Моя вина (Хёль) - страница 8

Первый владелец дома был некий, в свое время весьма известный, врач. Он разъезжал по визитам в ландо, и длинный флигель служил тогда конюшней для двух его лошадей, дровяным сараем, сеновалом, каретной и кучерской. Было это в девяностые годы. «Шикарные времена», — сказал подрядчик и сделал такое движение, будто собирается опрокинуть в честь этих времен стопку.

Потом дом переходил из рук в руки, по мере того как времена менялись и квартал делался менее почтенным — не то чтобы катастрофически, зато верно и бесповоротно. Это было связано с тем, что город разрастался и рядом ширился другой квартал, не делавший соседнему большой чести (последние комментарии уже мои, не подрядчика).
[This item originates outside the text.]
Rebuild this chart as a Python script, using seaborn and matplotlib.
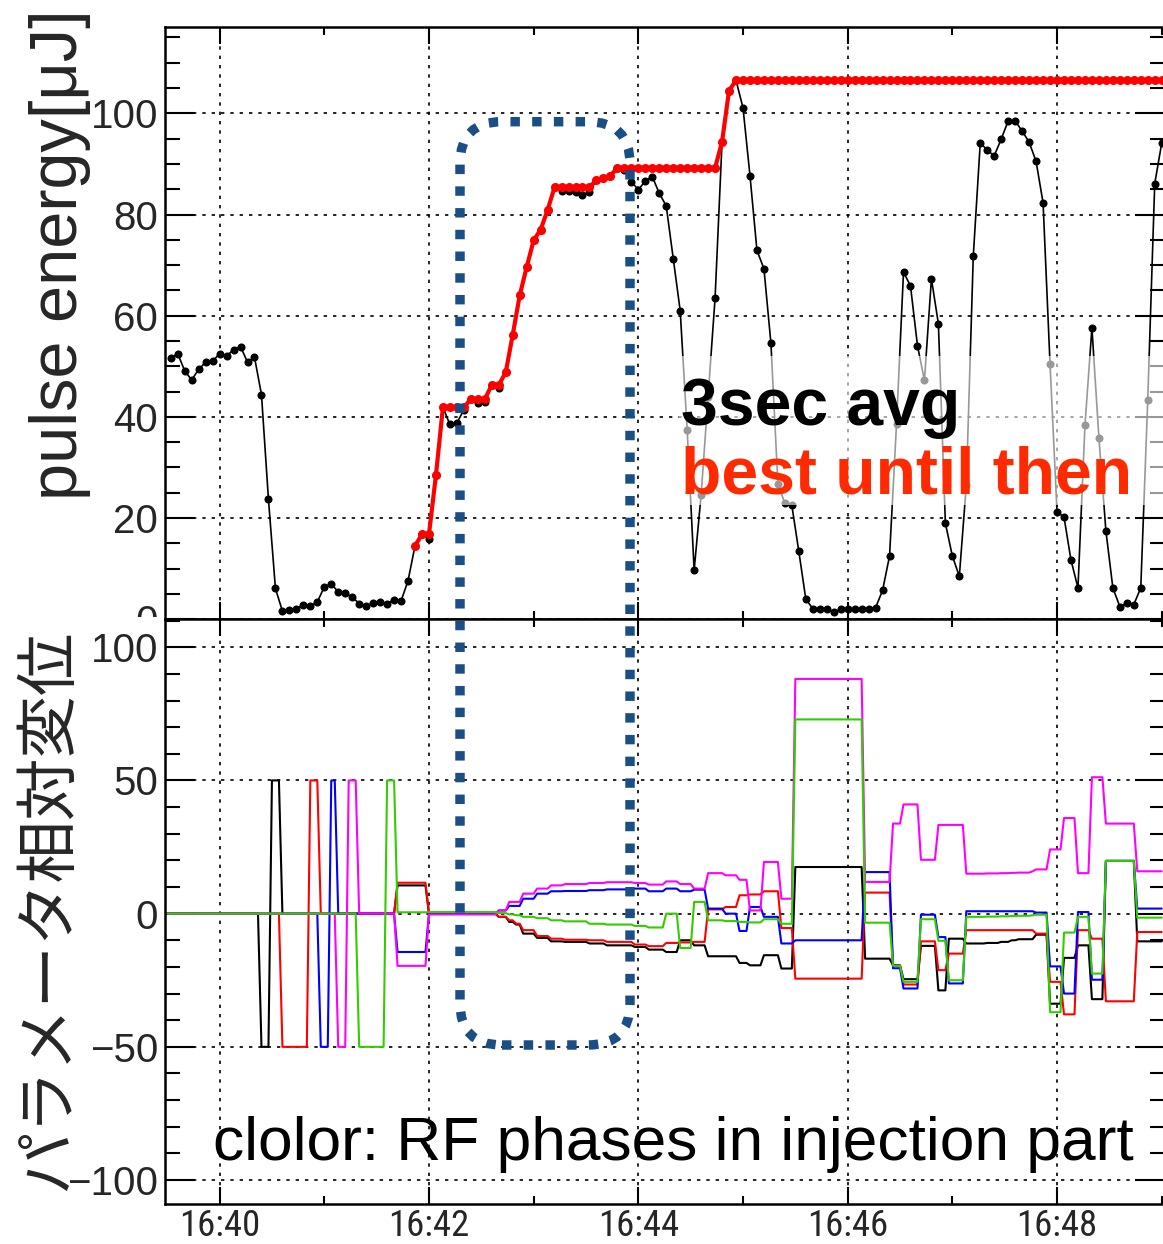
import numpy as np
import pandas as pd
import matplotlib
matplotlib.use("Agg")
import matplotlib.pyplot as plt
import matplotlib.dates as mdates
import matplotlib.ticker as mticker
from matplotlib import font_manager
from matplotlib.patches import FancyBboxPatch, Rectangle
from matplotlib.transforms import Bbox, TransformedBbox
import seaborn as sns

# ---------------- data ----------------
t_origin = pd.Timestamp("2015-06-01 16:40:00")

# 3 s averaged pulse energy [uJ], one value every 4 s starting at 16:39:32
energy_start_s = -28
energy_step_s = 4
pulse_energy = [
    51.6, 52.5, 49.1, 47.3, 49.4, 50.8, 51.0, 52.5, 52.0, 53.3,
    53.9, 50.8, 51.8, 44.4, 23.7, 6.1, 1.6, 1.8, 2.1, 2.8,
    2.6, 3.4, 6.4, 7.0, 5.4, 5.1, 4.4, 3.1, 2.6, 3.2,
    3.4, 3.0, 3.9, 3.6, 7.6, 14.5, 16.8, 15.8, 28.5, 41.9,
    38.5, 38.8, 41.4, 43.5, 42.8, 42.9, 46.3, 45.8, 48.8, 56.2,
    64.0, 69.6, 74.9, 77.0, 80.9, 85.4, 84.7, 84.7, 84.5, 83.8,
    84.5, 86.8, 87.2, 87.7, 89.2, 88.8, 86.5, 84.9, 86.6, 87.5,
    84.2, 81.7, 71.3, 61.0, 37.5, 9.7, 24.6, 44.0, 63.5, 94.4,
    104.5, 106.5, 101.1, 87.7, 72.9, 69.3, 54.6, 26.8, 22.9, 22.5,
    13.4, 4.0, 2.1, 2.1, 2.0, 1.4, 2.0, 2.1, 2.0, 2.1,
    2.1, 2.3, 5.7, 12.5, 38.6, 68.6, 65.9, 54.1, 47.2, 67.3,
    58.4, 19.0, 12.5, 8.5, 26.5, 71.8, 94.2, 92.7, 91.6, 94.9,
    98.5, 98.5, 96.5, 94.3, 90.5, 82.3, 50.4, 21.2, 20.2, 11.7,
    6.2, 38.3, 57.6, 35.9, 17.5, 6.2, 2.5, 3.2, 2.9, 6.2,
    43.4, 86.1, 94.1,
]
scan_start_s = 112  # optimiser switched on at 16:41:52

# Relative displacement of the injector RF phases: new set point after each step
param_change_s = [
    -30, 24, 30, 36, 52, 58, 64, 68, 74, 80,
    96, 102, 120, 160, 166, 170, 174, 182, 190, 198,
    212, 222, 238, 246, 256, 264, 272, 280, 290, 298,
    304, 312, 322, 330, 370, 386, 392, 402, 412, 418,
    428, 440, 448, 454, 458, 466, 468, 476, 484, 492,
    500, 508, 526,
]
phase_black = [
    0, -50, 50, 0, 0, 0, 0, 0, 0, 0,
    0, 10.6, 0, -1.2, -3.1, -4.1, -7.5, -9.1, -10.4, -10.6,
    -11.2, -11.9, -12.5, -13.5, -14.4, -10.0, -11.9, -16.0, -16.0, -18.5,
    -19.4, -15.6, -20.6, 17.5, -16.9, -19.4, -24.6, -12.1, -28.8, -9.4,
    -11.2, -11.0, -10.6, -10.0, -9.6, -9.6, -7.9, -33.8, -16.6, -11.9,
    -32.1, 19.8, -10.4,
]
phase_red = [
    0, 0, 0, -50, 50, 0, 0, 0, 0, 0,
    0, 11.6, 0.4, -1.2, -2.5, -3.8, -6.2, -8.4, -9.4, -9.8,
    -10.0, -10.6, -11.6, -12.2, -11.0, -10.8, -10.6, 1.6, 2.5, 6.9,
    7.2, 8.4, -5.4, -24.4, 7.9, -19.6, -26.6, -10.4, -21.2, -15.0,
    -6.2, -6.2, -6.2, -6.2, -6.2, -6.2, -7.5, -25.6, -37.8, -6.2,
    -9.4, -32.9, -6.9,
]
phase_blue = [
    0, 0, 0, 0, 0, -50, 50, 0, 0, 0,
    0, -14.4, 0, 1.2, 2.9, 2.9, 5.6, 7.5, 8.4, 8.5,
    8.8, 9.1, 9.4, 8.4, 9.4, 8.4, 9.0, 1.9, 0.0, -6.5,
    2.5, -1.2, -11.2, -10.0, 15.6, -20.5, -28.1, -0.4, -8.8, -26.2,
    0.9, 0.9, 0.9, 0.9, 0.9, 0.9, 0.4, -19.8, -30.0, 0.6,
    -24.8, 19.8, 1.9,
]
phase_magenta = [
    0, 0, 0, 0, 0, 0, 0, -50, 50, 0,
    0, -19.6, -0.3, 1.2, 4.4, 4.4, 7.5, 9.4, 10.6, 11.1,
    11.5, 11.8, 11.5, 10.9, 12.1, 11.1, 9.4, 15.2, 14.4, 12.7,
    1.2, 19.4, 5.6, 88.1, 11.9, 33.8, 41.0, 20.2, 33.3, 33.3,
    15.0, 15.1, 15.2, 15.3, 15.4, 15.9, 16.6, 24.1, 35.9, 15.2,
    51.2, 33.8, 15.9,
]
phase_green = [
    0, 0, 0, 0, 0, 0, 0, 0, 0, -50,
    50, 0.5, 0.6, 0.2, -0.3, -0.6, -1.2, -1.7, -2.5, -2.9,
    -3.8, -4.1, -4.6, -5.2, 0.0, -12.9, 4.4, -2.5, -2.8, -3.1,
    -3.3, -2.1, -3.8, 72.9, -3.4, -19.6, -25.6, -2.1, -10.2, -25.0,
    -1.2, -1.1, -1.0, -0.9, -0.8, -0.6, -0.4, -37.0, -7.1, -1.2,
    -22.5, 19.8, -1.5,
]
param_step_s = 2          # set points are logged every 2 s
param_span_s = (-30, 540)

x_limits_s = (-31.3, 541.6)
energy_yticks = [0, 20, 40, 60, 80, 100]
phase_yticks = [-100, -50, 0, 50, 100]

# ---------------- style ----------------
sns.set_style("white")
plt.rcParams["font.family"] = ["Liberation Sans", "DejaVu Sans"]
plt.rcParams["axes.unicode_minus"] = True

available = {f.name for f in font_manager.fontManager.ttflist}
narrow_font = next((f for f in ["Liberation Sans Narrow", "DejaVu Sans Condensed",
                                "Roboto Condensed"] if f in available), "Liberation Sans")

fig = plt.figure(figsize=(11.63, 12.44), dpi=100)
ax1 = fig.add_axes([0.14187, 0.50221, 0.85942, 0.47584])
ax2 = fig.add_axes([0.14187, 0.031913, 0.85942, 0.47030])

to_time = lambda s: t_origin + pd.to_timedelta(np.asarray(s, dtype=float), unit="s")

# ---------------- top: pulse energy ----------------
energy_s = energy_start_s + energy_step_s * np.arange(len(pulse_energy))
energy_df = pd.DataFrame({"time": to_time(energy_s), "energy": pulse_energy})
scan_df = energy_df[energy_s >= scan_start_s].copy()
scan_df["best"] = scan_df["energy"].cummax()

sns.lineplot(data=energy_df, x="time", y="energy", ax=ax1, color="black",
             linewidth=1.2, marker="o", markersize=5.8, markeredgewidth=0,
             estimator=None, sort=False, zorder=2)
sns.lineplot(data=scan_df, x="time", y="best", ax=ax1, color="#ff0000",
             linewidth=3.0, marker="o", markersize=6.5, markeredgewidth=0,
             estimator=None, sort=False, zorder=3)

# ---------------- bottom: RF phase displacement ----------------
grid_s = np.arange(param_span_s[0], param_span_s[1] + 1, param_step_s)
step_idx = np.searchsorted(param_change_s, grid_s, side="right") - 1
phase_series = [(phase_black, "black"), (phase_red, "#ff0000"), (phase_blue, "#0000ff"),
                (phase_magenta, "#ff00ff"), (phase_green, "#33cc00")]
for values, colour in phase_series:
    sns.lineplot(x=to_time(grid_s), y=np.asarray(values, dtype=float)[step_idx], ax=ax2,
                 color=colour, linewidth=1.5, estimator=None, sort=False, zorder=2)

# ---------------- axes ----------------
dotted = (0, (2.0, 3.6))
for ax in (ax1, ax2):
    ax.set_xlim(t_origin + pd.Timedelta(seconds=x_limits_s[0]),
                t_origin + pd.Timedelta(seconds=x_limits_s[1]))
    ax.xaxis.set_major_locator(mdates.MinuteLocator(byminute=range(0, 60, 2)))
    ax.xaxis.set_minor_locator(mdates.MinuteLocator(byminute=range(1, 60, 2)))
    ax.xaxis.set_major_formatter(mdates.DateFormatter("%H:%M"))
    ax.set_xlabel("")
    ax.set_ylabel("")
    ax.grid(True, which="major", color="black", linestyle=dotted, linewidth=1.2)
    for sp in ax.spines.values():
        sp.set_linewidth(1.8)
        sp.set_color("black")
    ax.tick_params(which="both", direction="in", top=True, right=True,
                   bottom=True, left=True, width=1.5, color="black")
    ax.tick_params(axis="y", which="major", length=21.6, labelsize=29, pad=5)
    ax.tick_params(axis="y", which="minor", length=10.8)
    ax.tick_params(axis="x", which="major", length=12.2)
    ax.tick_params(axis="x", which="minor", length=5.8)

ax1.set_ylim(0, 117)
ax1.set_yticks(energy_yticks)
ax1.yaxis.set_minor_locator(mticker.MultipleLocator(5))
ax1.tick_params(axis="x", labelbottom=False)

ax2.set_ylim(-109.1, 110.5)
ax2.set_yticks(phase_yticks)
ax2.yaxis.set_minor_locator(mticker.MultipleLocator(10))
ax2.tick_params(axis="x", which="major", labelsize=26.5, pad=2.5,
                labelfontfamily=narrow_font)

# the lowest energy label is cut where the lower panel begins
cut = TransformedBbox(Bbox.from_extents(0, 0.5040, 1, 1), fig.transFigure)
for tick in ax1.yaxis.get_major_ticks():
    tick.label1.set_clip_box(cut)
    tick.label1.set_clip_on(True)

# legend text on a translucent white card
ax1.add_patch(Rectangle((0.514, 0.193), 0.486, 0.252, transform=ax1.transAxes,
                        facecolor="white", alpha=0.6, edgecolor="none", zorder=4))
ax1.text(0.5158, 0.328, "3sec avg", transform=ax1.transAxes, fontsize=47.5,
         fontweight="bold", color="black", va="baseline", ha="left", zorder=5)
ax1.text(0.5158, 0.213, "best until then", transform=ax1.transAxes, fontsize=47.5,
         fontweight="bold", color="#ff2a00", va="baseline", ha="left", zorder=5)

ax2.text(0.048, 0.0757, "clolor: RF phases in injection part", transform=ax2.transAxes,
         fontsize=44.8, color="black", va="baseline", ha="left", zorder=0.4)

# axis titles
fig.text(0.052, 0.795, "pulse energy[μJ]", rotation=90, ha="center", va="center",
         fontsize=48)
fig.text(0.041, 0.2685, "パラメータ相対変位", rotation=90, ha="center", va="center",
         fontsize=45, family=["Noto Sans CJK JP", "DejaVu Sans"])

# highlight of the first optimisation stage across both panels
fig.patches.append(FancyBboxPatch((4.60, 1.99), 1.70, 9.233,
                                  boxstyle="round,pad=0,rounding_size=0.42",
                                  transform=fig.dpi_scale_trans, fill=False,
                                  edgecolor="#1a4e85", linewidth=6.8,
                                  linestyle=(0, (1.0, 1.3)), capstyle="butt",
                                  zorder=10, figure=fig))

fig.savefig("out.png", dpi=100)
Как-то… Но я вновь уступаю слово подрядчику; когда он рассказал нижеследующее, багровость его лица перешла в полыханье — как-то жила тут несколько лет одна из роскошнейших дам полусвета. Подрядчик, правда, выразился иначе, он сказал: «Такая шикарная шлюха, что ее даже называли по-другому! У ней у самой было ландо, а вечером, бывало, под окнами другое ландо стоит и ждет — ну, это когда дама та кого «принимала», а так бывало и больше — это если гостей созовет. Да, тут тогда такое делалось — ух, кабы стены говорить умели — ого-го!» — сказал подрядчик: он ударился в лирику.

Впрочем, она укатила за границу. С дипломатом или с кем-то в этом роде — уж, конечно, он был граф! — и дом простоял года два, прежде чем она спохватилась его продать.

Тогда дом достался оптовику. Это он засадил двор с улицы елью и поставил высокий дощатый забор с колючей проволокой с остальных трех сторон; сначала и с улицы был забор, но теперь от него осталась только проволока, висящая на редко торчащих шестах, зато ель разрослась высоко и густо. Да, оптовик немало потрудился над своим садом. Он раздобыл отборнейших яблонь и огородил их от мальчишек, охочих до чужих садов. «Видите, яблони до сих пор сохранились», — сказал подрядчик.

Яблони действительно сохранились. Правда, старые; к тому же многие давно погибли. Впрочем, кое-где остались еще следы прежней отличной окопки.

Тот же оптовик занялся и переустройством флигеля. Кучерскую и часть конюшни он переоборудовал в людскую, соответствующую требованиям времени. Остальное помещение конюшни он отвел под гараж. В каретной теперь складывались инструменты и была столярная; сарай же он сохранил — в каждой комнате стояло по печи, и топили их только березой.

Итак: я купил дом, не набавляя двух тысяч. Мне все подходило. Он был неудобный, и содержание его обходилось дорого, зато цена сходная. По норвежским условиям дом казался чересчур велик, но нас тогда было много, и нам понравились просторные комнаты, они оказались куда уютней, чем можно было предполагать, глядя на старую коробку с улицы.